**WHAT TO WORK ON**
Locate and copy all lines bearing the word "chart".

::::::::::

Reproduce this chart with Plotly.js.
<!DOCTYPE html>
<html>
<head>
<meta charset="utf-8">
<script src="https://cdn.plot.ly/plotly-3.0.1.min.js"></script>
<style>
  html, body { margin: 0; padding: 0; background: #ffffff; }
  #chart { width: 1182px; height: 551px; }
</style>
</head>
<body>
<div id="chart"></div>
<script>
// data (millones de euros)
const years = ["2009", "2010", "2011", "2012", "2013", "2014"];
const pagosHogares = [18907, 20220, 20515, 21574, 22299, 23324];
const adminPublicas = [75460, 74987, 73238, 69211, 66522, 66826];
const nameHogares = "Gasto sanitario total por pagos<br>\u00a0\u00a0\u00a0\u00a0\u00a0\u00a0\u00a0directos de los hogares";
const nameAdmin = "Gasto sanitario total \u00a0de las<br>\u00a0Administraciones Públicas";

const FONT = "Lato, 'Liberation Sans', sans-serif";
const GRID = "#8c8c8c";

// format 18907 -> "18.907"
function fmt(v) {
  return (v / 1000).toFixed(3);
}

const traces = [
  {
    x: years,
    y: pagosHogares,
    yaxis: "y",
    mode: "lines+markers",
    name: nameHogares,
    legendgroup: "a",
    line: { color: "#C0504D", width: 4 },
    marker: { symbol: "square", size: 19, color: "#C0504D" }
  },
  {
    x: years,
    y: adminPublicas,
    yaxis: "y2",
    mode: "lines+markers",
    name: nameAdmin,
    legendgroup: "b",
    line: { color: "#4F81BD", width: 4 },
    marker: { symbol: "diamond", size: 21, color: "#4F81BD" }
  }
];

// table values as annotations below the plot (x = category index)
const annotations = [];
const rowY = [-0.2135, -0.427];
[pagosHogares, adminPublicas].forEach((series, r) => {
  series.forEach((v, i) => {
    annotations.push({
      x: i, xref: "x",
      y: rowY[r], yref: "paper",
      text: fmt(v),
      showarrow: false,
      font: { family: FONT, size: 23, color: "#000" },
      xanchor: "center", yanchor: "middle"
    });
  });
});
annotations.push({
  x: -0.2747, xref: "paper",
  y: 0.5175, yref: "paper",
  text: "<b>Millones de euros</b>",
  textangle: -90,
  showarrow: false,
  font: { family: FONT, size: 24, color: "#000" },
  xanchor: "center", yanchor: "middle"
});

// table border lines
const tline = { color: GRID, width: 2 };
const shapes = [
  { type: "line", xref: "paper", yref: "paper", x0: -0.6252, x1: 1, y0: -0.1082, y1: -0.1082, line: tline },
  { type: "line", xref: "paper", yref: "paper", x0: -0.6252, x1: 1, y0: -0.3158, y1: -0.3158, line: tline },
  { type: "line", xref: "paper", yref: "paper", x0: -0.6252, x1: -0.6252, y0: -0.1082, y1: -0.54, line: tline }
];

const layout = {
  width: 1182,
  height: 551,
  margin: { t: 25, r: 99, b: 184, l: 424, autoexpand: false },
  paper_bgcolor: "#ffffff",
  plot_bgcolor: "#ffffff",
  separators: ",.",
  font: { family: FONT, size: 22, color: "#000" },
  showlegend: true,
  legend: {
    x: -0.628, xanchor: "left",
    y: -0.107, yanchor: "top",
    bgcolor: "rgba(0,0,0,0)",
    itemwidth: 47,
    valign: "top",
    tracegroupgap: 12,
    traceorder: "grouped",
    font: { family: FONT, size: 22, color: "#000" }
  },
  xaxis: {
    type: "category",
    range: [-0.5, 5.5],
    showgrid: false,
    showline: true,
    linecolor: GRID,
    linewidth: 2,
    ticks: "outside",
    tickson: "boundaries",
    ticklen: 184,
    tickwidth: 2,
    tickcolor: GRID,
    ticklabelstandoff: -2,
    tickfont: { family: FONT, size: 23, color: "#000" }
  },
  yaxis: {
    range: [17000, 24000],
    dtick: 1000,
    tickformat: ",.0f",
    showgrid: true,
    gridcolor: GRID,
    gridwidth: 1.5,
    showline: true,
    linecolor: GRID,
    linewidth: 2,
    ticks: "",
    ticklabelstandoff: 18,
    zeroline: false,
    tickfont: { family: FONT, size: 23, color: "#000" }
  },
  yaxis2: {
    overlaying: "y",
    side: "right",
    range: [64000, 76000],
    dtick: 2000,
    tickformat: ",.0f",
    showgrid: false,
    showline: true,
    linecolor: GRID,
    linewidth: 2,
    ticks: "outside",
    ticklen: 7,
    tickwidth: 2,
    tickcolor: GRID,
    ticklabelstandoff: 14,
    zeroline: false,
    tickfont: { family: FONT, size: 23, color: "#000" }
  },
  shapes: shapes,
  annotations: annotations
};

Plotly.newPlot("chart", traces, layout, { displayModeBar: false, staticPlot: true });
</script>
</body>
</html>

::::::::::

**FINISHED EXERCISE**
Reproduce this chart with Plotly.js.
  #chart { width: 1182px; height: 551px; }
<div id="chart"></div>
Plotly.newPlot("chart", traces, layout, { displayModeBar: false, staticPlot: true });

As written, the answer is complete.